It should also be noted that the first, rested position is defined as the position of the pendulum 30 when the trash or collection bin 1 is disposed upright on a flat surface, as shown in FIGS. 1A, 1B, 2A, 2B, 3, 4, 5A, 5B, 6, 8 and 10. The second, unlocked position is defined as the position of the pendulum 30 when the trash or collection bin 1 is upended and the pendulum 30 has pivoted from its first, resting position and the cord 50 is disengaged from the first support structure 25. In some cases, this is when the stopper 60 reaches end 65B of channel 60, although it could be sooner in the rotation path. Examples of the pendulum 30 in the second, unlocked position are shown in FIGS. 5B, 9 and 11.

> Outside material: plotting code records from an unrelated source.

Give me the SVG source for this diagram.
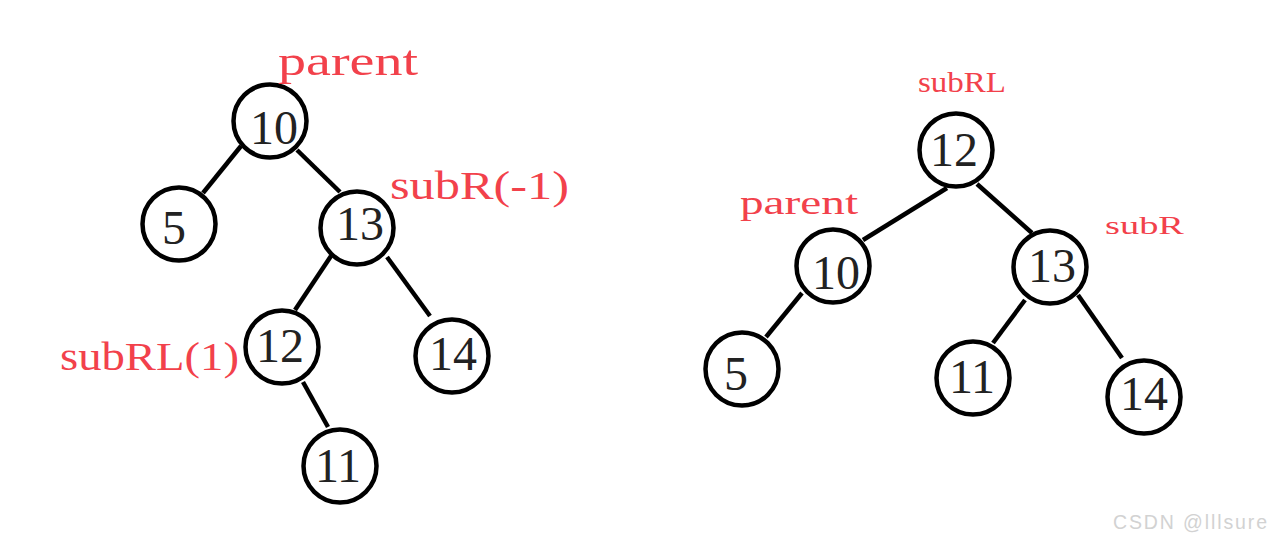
<svg xmlns="http://www.w3.org/2000/svg" width="1271" height="543" viewBox="0 0 1271 543">
<style>
.n circle{fill:#fff;stroke:#000;stroke-width:4.5}
.n text{font-family:"Liberation Serif","DejaVu Serif",serif;font-size:48px;fill:#222;text-anchor:middle}
.lbl{font-family:"Liberation Serif","DejaVu Serif",serif;fill:#f2414b}
#edges line{stroke:#000;stroke-width:4.5;stroke-linecap:butt}
.wm{font-family:"Liberation Sans",Arial,sans-serif;font-size:19.5px;fill:#d2d2d2}
</style>
<rect width="1271" height="543" fill="#fff"/>
<g id="edges">
<line x1="241" y1="146" x2="203" y2="193"/>
<line x1="297" y1="150" x2="340" y2="192"/>
<line x1="331" y1="256" x2="295" y2="310"/>
<line x1="387" y1="257" x2="430" y2="316"/>
<line x1="303" y1="382" x2="328" y2="427"/>
<line x1="947" y1="188" x2="863" y2="240"/>
<line x1="977" y1="184" x2="1032" y2="233"/>
<line x1="802" y1="293" x2="766" y2="337"/>
<line x1="1025" y1="300" x2="993" y2="343"/>
<line x1="1078" y1="295" x2="1122" y2="358"/>
</g>
<g id="L10" class="n"><circle cx="270" cy="121" r="36.5"/><text x="274" y="144">10</text></g>
<g id="L5" class="n"><circle cx="179" cy="224" r="36.5"/><text x="174" y="244">5</text></g>
<g id="L13" class="n"><circle cx="357" cy="228" r="36.5"/><text x="360" y="240">13</text></g>
<g id="L12" class="n"><circle cx="282" cy="347" r="36.5"/><text x="280" y="362">12</text></g>
<g id="L14" class="n"><circle cx="452" cy="356" r="36.5"/><text x="453" y="370">14</text></g>
<g id="L11" class="n"><circle cx="340" cy="466" r="36.5"/><text x="338" y="482">11</text></g>
<g id="R12" class="n"><circle cx="956" cy="150" r="36.5"/><text x="954" y="166">12</text></g>
<g id="R10" class="n"><circle cx="833" cy="266" r="36.5"/><text x="836" y="289">10</text></g>
<g id="R13" class="n"><circle cx="1050" cy="267" r="36.5"/><text x="1052" y="282">13</text></g>
<g id="R5" class="n"><circle cx="742" cy="369" r="36.5"/><text x="736" y="390">5</text></g>
<g id="R11" class="n"><circle cx="973" cy="378" r="36.5"/><text x="972" y="393">11</text></g>
<g id="R14" class="n"><circle cx="1144" cy="397" r="36.5"/><text x="1144" y="410">14</text></g>
<g id="labels">
<text class="lbl" x="278" y="75" font-size="42" textLength="140" lengthAdjust="spacingAndGlyphs">parent</text>
<text class="lbl" x="390" y="199" font-size="41" textLength="179" lengthAdjust="spacingAndGlyphs">subR(-1)</text>
<text class="lbl" x="60" y="370" font-size="41" textLength="179" lengthAdjust="spacingAndGlyphs">subRL(1)</text>
<text class="lbl" x="918" y="92" font-size="29" textLength="88" lengthAdjust="spacingAndGlyphs">subRL</text>
<text class="lbl" x="740" y="214" font-size="34" textLength="118" lengthAdjust="spacingAndGlyphs">parent</text>
<text class="lbl" x="1105" y="234" font-size="26" textLength="79" lengthAdjust="spacingAndGlyphs">subR</text>
</g>
<text class="wm" x="1113" y="529" textLength="154" lengthAdjust="spacing">CSDN @lllsure</text>
</svg>
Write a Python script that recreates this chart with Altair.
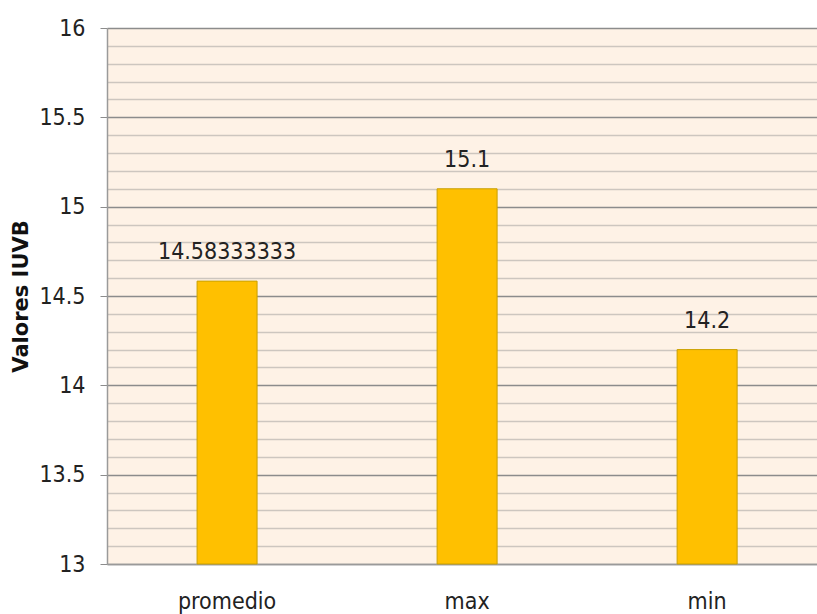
import altair as alt
import pandas as pd

# Índice UVB: promedio, máximo y mínimo
categorias = ["promedio", "max", "min"]
valores = [14.58333333, 15.1, 14.2]
etiquetas = ["14.58333333", "15.1", "14.2"]

# Ticks del eje Y: cada 0.1 (líneas menores), rótulos cada 0.5
ticks_y = [round(13 + i * 0.1, 1) for i in range(31)]

df = pd.DataFrame({"categoria": categorias, "valor": valores, "etiqueta": etiquetas})

es_mayor = "abs(datum.value * 2 - round(datum.value * 2)) < 0.001"
FUENTE = "'DejaVu Sans Condensed', 'Liberation Sans', sans-serif"
TAM = 23

x_enc = alt.X(
    "categoria:N",
    sort=categorias,
    scale=alt.Scale(paddingInner=0.75, paddingOuter=0.354, align=0.53),
    axis=alt.Axis(
        title=None,
        labelAngle=0,
        labelFont=FUENTE,
        labelFontSize=TAM,
        labelColor="#222222",
        labelPadding=26,
        ticks=False,
        domainColor="#9a9a9a",
        domainWidth=1.5,
        grid=False,
    ),
)

y_enc = alt.Y(
    "valor:Q",
    scale=alt.Scale(domain=[13, 16], nice=False, zero=False),
    axis=alt.Axis(
        title="Valores IUVB",
        titleFont="DejaVu Sans",
        titleFontWeight="bold",
        titleFontSize=21,
        titleColor="#111111",
        titlePadding=7,
        values=ticks_y,
        format="~g",
        labelExpr=f"{es_mayor} ? datum.label : ''",
        labelFont=FUENTE,
        labelFontSize=TAM,
        labelColor="#222222",
        labelPadding=15,
        labelOverlap=False,
        tickSize=7,
        tickColor={"condition": {"test": es_mayor, "value": "#8c8c8c"}, "value": "transparent"},
        domainColor="#9a9a9a",
        domainWidth=1.5,
        grid=True,
        gridColor={"condition": {"test": es_mayor, "value": "#8c8c8c"}, "value": "#cdc6bf"},
        gridWidth=1.5,
    ),
)

barras = alt.Chart(df).mark_bar(
    color="#FFC000", stroke="#C9A000", strokeWidth=1
).encode(x=x_enc, y=y_enc, y2=alt.datum(13))

textos = alt.Chart(df).mark_text(
    font=FUENTE, fontSize=TAM, color="#222222", baseline="alphabetic", dy=-22
).encode(x=x_enc, y=y_enc, text="etiqueta:N")

chart = (
    alt.layer(barras, textos)
    .properties(
        width=710,
        height=536,
        autosize=alt.AutoSizeParams(type="none"),
        padding={"left": 107, "top": 28, "right": 0, "bottom": 50},
        background="white",
    )
    .configure_view(fill="#FEF2E6", stroke=None)
)

chart.save("out.html", embed_options={"renderer": "svg", "actions": False})
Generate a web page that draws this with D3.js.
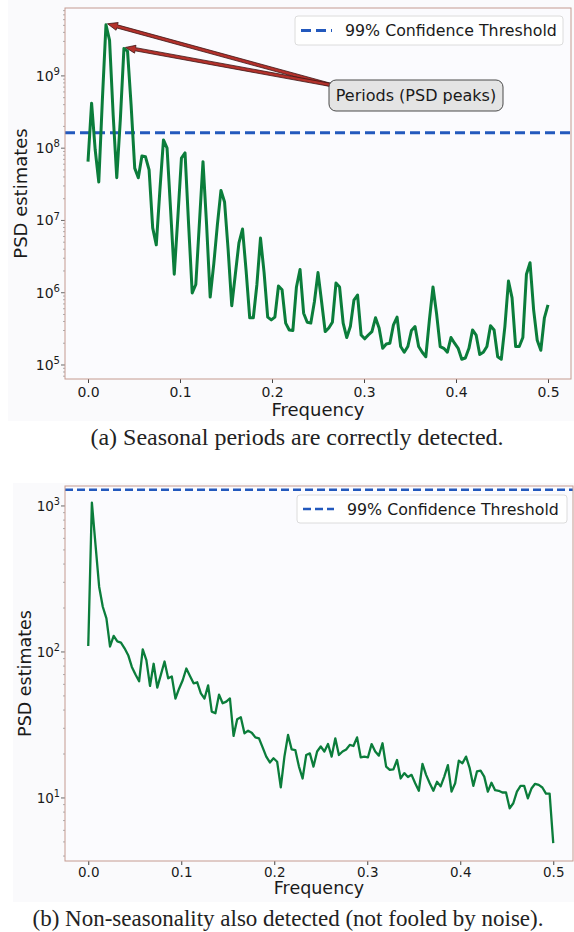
<!DOCTYPE html>
<html>
<head>
<meta charset="utf-8">
<script src="https://cdn.jsdelivr.net/npm/d3@7"></script>
<style>
  body { margin: 0; background: #fff; }
  svg { display: block; }
  text { font-family: "DejaVu Sans", sans-serif; fill: #1a1a1a; }
  .caption { font-family: "Liberation Serif", "Times New Roman", serif; fill: #222; }
</style>
</head>
<body>
<svg id="fig" width="574" height="932"></svg>
<script>
// Frequency axis ticks (both panels)
var freqTicks = [0, 0.1, 0.2, 0.3, 0.4, 0.5];

// Panel (a): seasonal series periodogram, 129 bins from 0 to 0.5
var seasonalPsd = [
  6.5e7, 4.2e8, 9.5e7, 3.4e7, 4.7e8, 5.1e9, 3.1e9, 2.9e8, 3.9e7, 2.5e8,
  2.4e9, 2.2e9, 3.9e8, 5.3e7, 3.9e7, 7.8e7, 7.6e7, 5.0e7, 7.9e6, 4.6e6,
  2.6e7, 1.3e8, 1.0e8, 1.35e7, 1.8e6, 1.1e7, 7.3e7, 8.6e7, 8.7e6, 9.9e5,
  1.3e6, 9.2e6, 6.5e7, 8.7e6, 8.7e5, 2.5e6, 8.7e6, 2.6e7, 1.8e7, 3.9e6,
  6.6e5, 1.8e6, 4.9e6, 7.6e6, 2.0e6, 4.5e5, 4.5e5, 1.3e6, 5.7e6, 1.9e6,
  4.6e5, 4.2e5, 4.6e5, 1.24e6, 1.1e6, 3.8e5, 3.05e5, 3.0e5, 1.2e6, 2.1e6,
  5.2e5, 3.9e5, 3.8e5, 7.5e5, 1.9e6, 7.5e5, 2.9e5, 3.25e5, 3.9e5, 1.36e6,
  1.2e6, 3.8e5, 2.4e5, 3.4e5, 7.9e5, 9.3e5, 2.6e5, 2.3e5, 2.6e5, 2.9e5,
  4.5e5, 3.25e5, 1.7e5, 1.95e5, 2.0e5, 3.6e5, 4.6e5, 1.8e5, 1.5e5, 1.8e5,
  3.0e5, 3.4e5, 1.8e5, 1.5e5, 1.3e5, 4.2e5, 1.2e6, 5.1e5, 1.8e5, 1.7e5,
  1.5e5, 2.4e5, 2.0e5, 1.7e5, 1.2e5, 1.25e5, 1.7e5, 3.05e5, 2.6e5, 1.4e5,
  1.5e5, 1.8e5, 3.5e5, 3.05e5, 1.3e5, 1.2e5, 3.4e5, 1.45e6, 8.5e5, 1.8e5,
  1.8e5, 2.4e5, 1.8e6, 2.6e6, 5.8e5, 2.2e5, 1.6e5, 4.5e5, 6.8e5
];
var seasonalThreshold = 1.63e8;
var seasonalYLim = [6.4e4, 8.7e9];
var seasonalPeaks = [5, 10];   // bins pointed at by the annotation

// Panel (b): noise series periodogram
var noisePsd = [
  110, 1054, 541, 280, 204, 170, 109, 129, 118, 116,
  106, 95, 79, 70, 63, 104, 88, 58.5, 83, 57,
  70, 86, 66, 68, 48, 56, 64, 77, 68.5, 61,
  62, 52, 48, 59, 39, 38, 51, 44.5, 45.7, 48,
  26.6, 34.6, 35.7, 27.7, 28.9, 28, 26, 25.6, 22.2, 19.2,
  17.5, 18.7, 17.7, 11.8, 19.2, 27, 21.5, 21.3, 16.4, 13.6,
  19.7, 20.2, 16.4, 20.8, 22.5, 20.8, 23.4, 19.2, 25.6, 19.7,
  20.8, 21.5, 23.1, 22.7, 26, 19, 19.2, 19, 23.4, 20.8,
  19.5, 23.7, 16.4, 15.6, 15.7, 18.2, 13.6, 14.8, 13.9, 14.4,
  12.6, 11.2, 17.1, 14.4, 12.6, 11.2, 12.9, 12.0, 14.0, 16.8,
  11.05, 12.6, 18.0, 17.3, 19.2, 16.0, 12.1, 15.2, 15.4, 14.0,
  11.05, 12.7, 11.3, 11.2, 10.9, 10.9, 8.5, 9.2, 11.05, 12.1,
  12.1, 9.95, 11.6, 12.5, 12.3, 11.8, 10.7, 10.7, 4.9
];
var noiseThreshold = 1290;
var noiseYLim = [3.7, 1370];

var legendLabel = "99% Confidence Threshold";
var annotationLabel = "Periods (PSD peaks)";
var captions = [
  "(a) Seasonal periods are correctly detected.",
  "(b) Non-seasonality also detected (not fooled by noise)."
];

var svg = d3.select("#fig");
var lineColor = "#0b7d3b",
    threshColor = "#2359bd",
    spineColor = "#c49a90";

// periodogram bins k/256
function binFreqs(n) {
  return d3.range(n).map(function (i) { return i / 256; });
}

function drawPanel(p) {
  var g = svg.append("g");
  var freqs = binFreqs(p.data.length);

  g.append("rect")
    .attr("x", p.bg[0]).attr("y", p.bg[1])
    .attr("width", p.bg[2] - p.bg[0]).attr("height", p.bg[3] - p.bg[1])
    .attr("fill", "#fafafc");

  var x = d3.scaleLinear().domain([-0.025, 0.525]).range([p.left, p.xEnd]);
  var y = d3.scaleLog().domain(p.yLim).range([p.bottom, p.top]);

  g.append("rect")
    .attr("x", p.left).attr("y", p.top)
    .attr("width", p.right - p.left).attr("height", p.bottom - p.top)
    .attr("fill", "#fbfbfe");

  var clipId = "clip" + p.id;
  svg.append("clipPath").attr("id", clipId)
    .append("rect")
    .attr("x", p.left).attr("y", p.top)
    .attr("width", p.right - p.left).attr("height", p.bottom - p.top);

  // x axis
  var xAxis = g.append("g")
    .attr("transform", "translate(0," + p.bottom + ")")
    .call(d3.axisBottom(x).tickValues(freqTicks).tickFormat(d3.format(".1f"))
      .tickSize(4).tickPadding(p.xPad));
  xAxis.select(".domain").remove();
  xAxis.selectAll("line").attr("stroke", "#444");
  xAxis.selectAll("text")
    .attr("font-family", "DejaVu Sans, sans-serif")
    .attr("font-size", p.tickFont).attr("fill", "#1a1a1a")
    .attr("dy", "0.75em");

  // y axis: decades with superscript labels
  var d0 = Math.ceil(Math.log10(p.yLim[0])),
      d1 = Math.floor(Math.log10(p.yLim[1]));
  var majors = d3.range(d0, d1 + 1);
  var minors = [];
  for (var k = d0 - 1; k <= d1; k++) {
    for (var m = 2; m < 10; m++) {
      var v = m * Math.pow(10, k);
      if (v > p.yLim[0] && v < p.yLim[1]) minors.push(v);
    }
  }
  g.selectAll(".ymin").data(minors).enter().append("line")
    .attr("x1", p.left - 2).attr("x2", p.left)
    .attr("y1", function (d) { return y(d); }).attr("y2", function (d) { return y(d); })
    .attr("stroke", "#777").attr("stroke-width", 0.6);
  g.selectAll(".ymaj").data(majors).enter().append("line")
    .attr("x1", p.left - 4).attr("x2", p.left)
    .attr("y1", function (d) { return y(Math.pow(10, d)); })
    .attr("y2", function (d) { return y(Math.pow(10, d)); })
    .attr("stroke", "#444").attr("stroke-width", 0.8);
  var yl = g.selectAll(".ylab").data(majors).enter().append("text")
    .attr("x", p.left - 5)
    .attr("y", function (d) { return y(Math.pow(10, d)) + p.tickFont * 0.36; })
    .attr("text-anchor", "end")
    .attr("font-size", p.tickFont);
  yl.append("tspan").text("10");
  yl.append("tspan").attr("dy", -p.tickFont * 0.42)
    .attr("font-size", p.tickFont * 0.72)
    .text(function (d) { return d; });

  // threshold
  g.append("line")
    .attr("clip-path", "url(#" + clipId + ")")
    .attr("x1", p.left).attr("x2", p.right)
    .attr("y1", y(p.threshold)).attr("y2", y(p.threshold))
    .attr("stroke", threshColor).attr("stroke-width", p.threshWidth)
    .attr("stroke-dasharray", p.dash);

  // psd line
  var line = d3.line()
    .x(function (d, i) { return x(freqs[i]); })
    .y(function (d) { return y(d); });
  g.append("path")
    .datum(p.data)
    .attr("clip-path", "url(#" + clipId + ")")
    .attr("d", line)
    .attr("fill", "none")
    .attr("stroke", lineColor)
    .attr("stroke-width", p.lineWidth)
    .attr("stroke-linejoin", "round");

  // spines
  g.append("rect")
    .attr("x", p.left).attr("y", p.top)
    .attr("width", p.right - p.left).attr("height", p.bottom - p.top)
    .attr("fill", "none").attr("stroke", spineColor).attr("stroke-width", 1);

  // axis titles
  g.append("text")
    .attr("x", (p.left + p.right) / 2).attr("y", p.xTitleY)
    .attr("text-anchor", "middle").attr("font-size", p.titleFont)
    .text("Frequency");
  g.append("text")
    .attr("transform", "translate(" + p.yTitleX + "," + (p.top + p.bottom) / 2 + ") rotate(-90)")
    .attr("text-anchor", "middle").attr("font-size", p.titleFont)
    .text("PSD estimates");

  // legend
  var L = p.legend;
  g.append("rect")
    .attr("x", L.x).attr("y", L.y).attr("width", L.w).attr("height", L.h)
    .attr("rx", 3).attr("fill", "#ffffff").attr("fill-opacity", 0.85)
    .attr("stroke", "#dcdcdc").attr("stroke-width", 1);
  g.append("line")
    .attr("x1", L.x + 6).attr("x2", L.x + 37)
    .attr("y1", L.y + L.h / 2).attr("y2", L.y + L.h / 2)
    .attr("stroke", threshColor).attr("stroke-width", p.threshWidth)
    .attr("stroke-dasharray", p.dash);
  g.append("text")
    .attr("x", L.x + 50).attr("y", L.y + L.h / 2 + 5.8)
    .attr("font-size", L.font)
    .text(legendLabel);

  return { g: g, x: x, y: y, freqs: freqs };
}

// ---- panel (a)
var pa = drawPanel({
  id: "a", data: seasonalPsd, threshold: seasonalThreshold, yLim: seasonalYLim,
  bg: [8, 0, 574, 421],
  left: 65, right: 571, xEnd: 571, top: 8, bottom: 379,
  tickFont: 14, titleFont: 18, xTitleY: 416, yTitleX: 27, xPad: 3,
  lineWidth: 3, threshWidth: 3, dash: "10,5",
  legend: { x: 295, y: 16, w: 268, h: 29, font: 15.8 }
});

// annotation box with arrows to the two main peaks
var box = { x: 329, y: 80, w: 174, h: 31 };
var tail = [box.x + 2, box.y + 5];
seasonalPeaks.forEach(function (k) {
  var tip = [pa.x(pa.freqs[k]) + 1.5, pa.y(seasonalPsd[k]) - 1];
  var dx = tip[0] - tail[0], dy = tip[1] - tail[1],
      len = Math.sqrt(dx * dx + dy * dy),
      ux = dx / len, uy = dy / len, nx = -uy, ny = ux;
  var w = 1.6, hw = 4, hl = 10;
  var bx = tip[0] - ux * hl, by = tip[1] - uy * hl;
  var pts = [
    [tail[0] + nx * w, tail[1] + ny * w],
    [bx + nx * w, by + ny * w],
    [bx + nx * hw, by + ny * hw],
    tip,
    [bx - nx * hw, by - ny * hw],
    [bx - nx * w, by - ny * w],
    [tail[0] - nx * w, tail[1] - ny * w]
  ];
  pa.g.append("polygon")
    .attr("points", pts.map(function (q) { return q.join(","); }).join(" "))
    .attr("fill", "#b3312b").attr("stroke", "#3d1414").attr("stroke-width", 0.8)
    .attr("stroke-linejoin", "miter");
});
pa.g.append("rect")
  .attr("x", box.x).attr("y", box.y).attr("width", box.w).attr("height", box.h)
  .attr("rx", 7).attr("fill", "#e4e4e4").attr("stroke", "#4a4a4a").attr("stroke-width", 1);
pa.g.append("text")
  .attr("x", box.x + box.w / 2).attr("y", box.y + 21)
  .attr("text-anchor", "middle").attr("font-size", 16)
  .text(annotationLabel);

// ---- panel (b)
drawPanel({
  id: "b", data: noisePsd, threshold: noiseThreshold, yLim: noiseYLim,
  bg: [13, 483, 574, 902],
  left: 65, right: 573, xEnd: 576.5, top: 486, bottom: 861,
  tickFont: 13.5, titleFont: 17.5, xTitleY: 894, yTitleX: 31, xPad: 2,
  lineWidth: 2.3, threshWidth: 2.6, dash: "8,4",
  legend: { x: 297, y: 495, w: 270, h: 28, font: 15.8 }
});

// captions
svg.append("text").attr("class", "caption")
  .attr("x", 297).attr("y", 445).attr("text-anchor", "middle")
  .attr("font-size", 24).text(captions[0]);
svg.append("text").attr("class", "caption")
  .attr("x", 288).attr("y", 926).attr("text-anchor", "middle")
  .attr("font-size", 23).text(captions[1]);
</script>
</body>
</html>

In this manner, the channel 65 of at least one embodiment defines the angular range upon which the pendulum 30 can swing or pivot, meaning that the stopper 60 and channel 65 restrict movement of the pendulum 30 to a predefined angular range. In one embodiment, that predefined angular range is between sixty and seventy degrees, although other ranges higher or lower are contemplated within the full spirit and scope of the present invention.

Referring now to FIG. 6, another exemplary embodiment of the pendulum 30 is shown. In this embodiment, at least one stopper, e.g., stopper A, is provided within housing 20 or otherwise along the swinging path of pendulum 30. The stopper A is fixed structured to restrict movement of pendulum 30 past the stopper A. Furthermore, stopper A is positioned in a manner such that the pendulum 30 will or can engage or contact the stopper A when the pendulum 30 is in the first, resting position, as mentioned above. In at least one embodiment, the stopper A is disposed in a position such that when the pendulum 30 engages or contacts the stopper A in the resting position, the pendulum 30 is disposed in an angular or offset position as described above with reference to FIG. 3.

In at least one embodiment, and still referring to FIG. 6, a second stopper B is shown. Stopper B is fixed and disposed along the swinging path of pendulum 30. Stopper B restricts further movement of pendulum 30 past stopper B. When the pendulum engages or contacts stopper B, the pendulum 30 of at least one embodiment is disposed in the second position, which, as described above, causes the cord 50 to disengage and locking assembly to become unlocked.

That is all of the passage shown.